The History of the World in 21 Women
by Jenni Murray
These are 21 women who, if they aren't already, deserve to be household names. They are collectively responsible for great leaps in medical science, for building and ruling parts of empires, for pioneering movements in the arts, for fighting for justice and change. If you're looking for more female role-models, this is a great place to look. It has 21 bitesize chapters, one for each truly great woman who you will be glad to know more about. It's also a joy to be able to hear the very familiar voice of Radio 4's Jenni Murray behind each one.

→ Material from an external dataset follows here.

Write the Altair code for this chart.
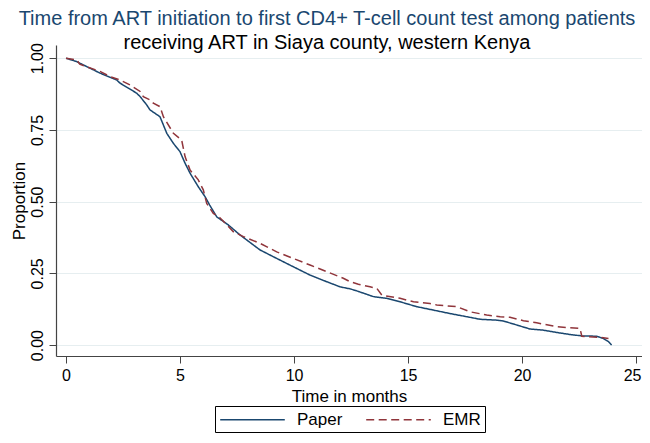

On Clara Schumann's Piano Trio Opus 17: "I've always found it an intensely feminine work but not at all in a soft, sweet or romantic way. For me it's the piece of music in which every woman who's tried to juggle children, home, husband and a demanding job will hear her own life reflected; at once tender and loving and stomping about in a frustrated fury."
The Very Hungry Caterpillar
by Eric Hodge
Well it's an absolute classic isn't it. Without giving too much away to new readers, this is a culinary tour through the eyes of a caterpillar. Exquisitely illustrated. Probably won't occupy your whole evening.
"On Saturday he ate through one piece of chocolate cake, one ice-cream cone, one pickle, one slice of Swiss cheese, one slice of salami, one lollipop, one piece of cherry pie, one sausage, one cupcake, AND one slice of watermelon."